◆ **Description of the task**
Count every line that has the word "this". Give the number, without anything more.

◆ **Records for processing**
========================================

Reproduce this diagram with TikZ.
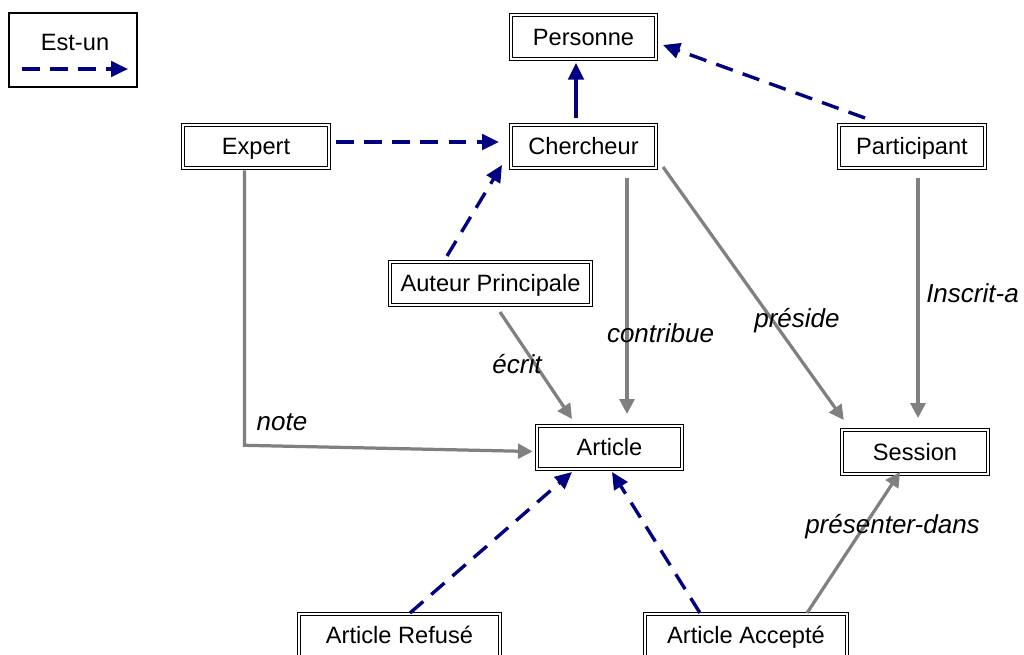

========================================

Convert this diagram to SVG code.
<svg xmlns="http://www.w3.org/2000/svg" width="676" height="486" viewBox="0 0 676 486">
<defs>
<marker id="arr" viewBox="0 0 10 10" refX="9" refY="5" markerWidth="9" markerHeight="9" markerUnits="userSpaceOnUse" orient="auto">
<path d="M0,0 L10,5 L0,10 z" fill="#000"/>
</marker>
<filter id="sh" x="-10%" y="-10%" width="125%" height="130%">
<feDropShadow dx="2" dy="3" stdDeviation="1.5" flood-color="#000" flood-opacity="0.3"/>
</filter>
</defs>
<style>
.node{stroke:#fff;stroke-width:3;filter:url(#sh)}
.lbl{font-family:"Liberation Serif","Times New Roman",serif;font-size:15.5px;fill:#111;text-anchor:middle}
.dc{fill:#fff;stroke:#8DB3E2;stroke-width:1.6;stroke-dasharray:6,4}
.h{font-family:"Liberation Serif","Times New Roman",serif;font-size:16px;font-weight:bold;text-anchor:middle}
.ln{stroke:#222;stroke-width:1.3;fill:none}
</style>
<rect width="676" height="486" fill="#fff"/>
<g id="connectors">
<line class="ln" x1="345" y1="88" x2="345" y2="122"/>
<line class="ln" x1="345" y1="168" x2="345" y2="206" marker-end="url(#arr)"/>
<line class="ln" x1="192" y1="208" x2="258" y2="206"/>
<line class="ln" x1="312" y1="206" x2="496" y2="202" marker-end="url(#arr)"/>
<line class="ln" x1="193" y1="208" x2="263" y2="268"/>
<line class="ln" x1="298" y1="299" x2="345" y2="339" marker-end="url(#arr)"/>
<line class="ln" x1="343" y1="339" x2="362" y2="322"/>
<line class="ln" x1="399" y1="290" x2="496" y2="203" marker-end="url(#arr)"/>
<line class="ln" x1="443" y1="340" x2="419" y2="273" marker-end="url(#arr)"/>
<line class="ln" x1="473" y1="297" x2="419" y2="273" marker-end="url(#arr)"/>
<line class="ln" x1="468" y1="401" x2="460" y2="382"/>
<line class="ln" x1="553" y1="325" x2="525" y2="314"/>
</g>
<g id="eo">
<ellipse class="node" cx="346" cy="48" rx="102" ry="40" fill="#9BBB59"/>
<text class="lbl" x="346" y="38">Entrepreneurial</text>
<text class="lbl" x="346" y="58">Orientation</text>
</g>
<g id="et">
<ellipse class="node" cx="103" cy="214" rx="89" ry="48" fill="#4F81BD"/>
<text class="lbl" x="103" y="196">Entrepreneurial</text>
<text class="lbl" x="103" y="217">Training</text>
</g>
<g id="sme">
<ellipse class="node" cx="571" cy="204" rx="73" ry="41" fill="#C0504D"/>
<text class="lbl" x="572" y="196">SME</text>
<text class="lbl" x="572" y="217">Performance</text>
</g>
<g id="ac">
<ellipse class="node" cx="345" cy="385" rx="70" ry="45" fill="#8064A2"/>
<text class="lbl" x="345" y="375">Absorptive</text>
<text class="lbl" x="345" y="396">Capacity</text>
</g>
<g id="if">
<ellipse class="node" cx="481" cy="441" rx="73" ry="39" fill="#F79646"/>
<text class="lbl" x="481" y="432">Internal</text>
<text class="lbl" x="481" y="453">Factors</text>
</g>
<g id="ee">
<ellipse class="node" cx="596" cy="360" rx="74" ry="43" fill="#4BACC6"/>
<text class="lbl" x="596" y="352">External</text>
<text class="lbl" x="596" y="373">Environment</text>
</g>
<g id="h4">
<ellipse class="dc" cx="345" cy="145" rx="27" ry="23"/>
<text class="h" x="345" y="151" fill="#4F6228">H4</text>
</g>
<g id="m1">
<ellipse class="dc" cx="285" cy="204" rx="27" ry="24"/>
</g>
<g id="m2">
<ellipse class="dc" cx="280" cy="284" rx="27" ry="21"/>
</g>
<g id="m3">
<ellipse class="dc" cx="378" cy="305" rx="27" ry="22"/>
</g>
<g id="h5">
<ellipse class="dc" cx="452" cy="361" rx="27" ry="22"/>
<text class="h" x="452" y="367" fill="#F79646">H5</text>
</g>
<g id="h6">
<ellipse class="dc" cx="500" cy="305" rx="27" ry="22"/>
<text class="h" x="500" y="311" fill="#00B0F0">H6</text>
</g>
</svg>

========================================

◆ **Response to the task**
2